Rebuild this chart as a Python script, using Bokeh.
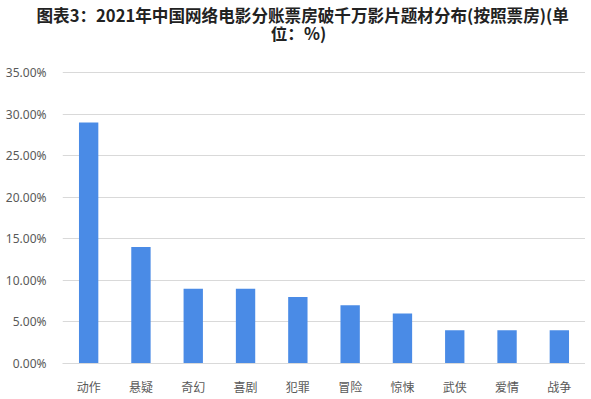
from bokeh.plotting import figure
from bokeh.models import FactorRange, FixedTicker, PrintfTickFormatter, ColumnDataSource, Label, Title
from bokeh.embed import file_html
from bokeh.resources import INLINE

categories = ["动作", "悬疑", "奇幻", "喜剧", "犯罪", "冒险", "惊悚", "武侠", "爱情", "战争"]
shares = [29.0, 14.0, 9.0, 9.0, 8.0, 7.0, 6.0, 4.0, 4.0, 4.0]
y_ticks = [0, 5, 10, 15, 20, 25, 30, 35]
title_line1 = "图表3：2021年中国网络电影分账票房破千万影片题材分布(按照票房)(单"
title_line2 = "位：%)"

TOP = 28                      # height taken by the first title line
FW, FH = 523, 365 - TOP
Y_TOP = 35 * FH / 291.0       # frame reaches above the 35% line so the 2nd title line fits
src = ColumnDataSource(dict(cat=categories, val=shares))

p = figure(frame_width=FW, frame_height=FH, x_range=FactorRange(*categories, range_padding=0),
           y_range=(0, Y_TOP), output_backend="svg", toolbar_location=None, title=None,
           min_border_left=62, min_border_right=0, min_border_top=0, min_border_bottom=0)

p.add_layout(Title(text=title_line1, align="left", offset=-26, standoff=0,
                   text_font="Noto Sans CJK SC", text_font_style="bold",
                   text_font_size="16.6px", text_color="#222222"), "above")
p.add_layout(Label(x=236, y=FH - (34 - TOP), x_units="screen", y_units="screen", text=title_line2,
                   text_align="center", text_baseline="middle", text_font="Noto Sans CJK SC",
                   text_font_style="bold", text_font_size="16.6px", text_color="#222222"))

p.vbar(x="cat", top="val", width=0.37, source=src, color="#4a8be6", line_color=None)

p.outline_line_color = None
p.xgrid.grid_line_color = None
p.ygrid.grid_line_color = "#d9d9d9"
p.ygrid.grid_line_width = 1

p.yaxis.ticker = FixedTicker(ticks=y_ticks)
p.yaxis.formatter = PrintfTickFormatter(format="%.2f%%")
p.yaxis.axis_line_color = None
p.yaxis.major_tick_line_color = None
p.yaxis.minor_tick_line_color = None
p.yaxis.major_label_text_font = "Noto Sans"
p.yaxis.major_label_text_font_size = "12px"
p.yaxis.major_label_text_color = "#595959"
p.yaxis.major_label_standoff = 10

p.xaxis.axis_line_color = "#d9d9d9"
p.xaxis.major_tick_line_color = None
p.xaxis.minor_tick_line_color = None
p.xaxis.major_label_text_font = "Noto Sans CJK SC"
p.xaxis.major_label_text_font_size = "12px"
p.xaxis.major_label_text_color = "#595959"
p.xaxis.major_label_standoff = 8

open("out.html", "w").write(file_html(p, INLINE))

EXERCISE OBJECTIVE: From the first line of the listing above, repeat every line through the one holding "from bokeh.resources import INLINE". Both ends count, and pictures stay out.

EXERCISE SOLUTION:
Rebuild this chart as a Python script, using Bokeh.
from bokeh.plotting import figure
from bokeh.models import FactorRange, FixedTicker, PrintfTickFormatter, ColumnDataSource, Label, Title
from bokeh.embed import file_html
from bokeh.resources import INLINE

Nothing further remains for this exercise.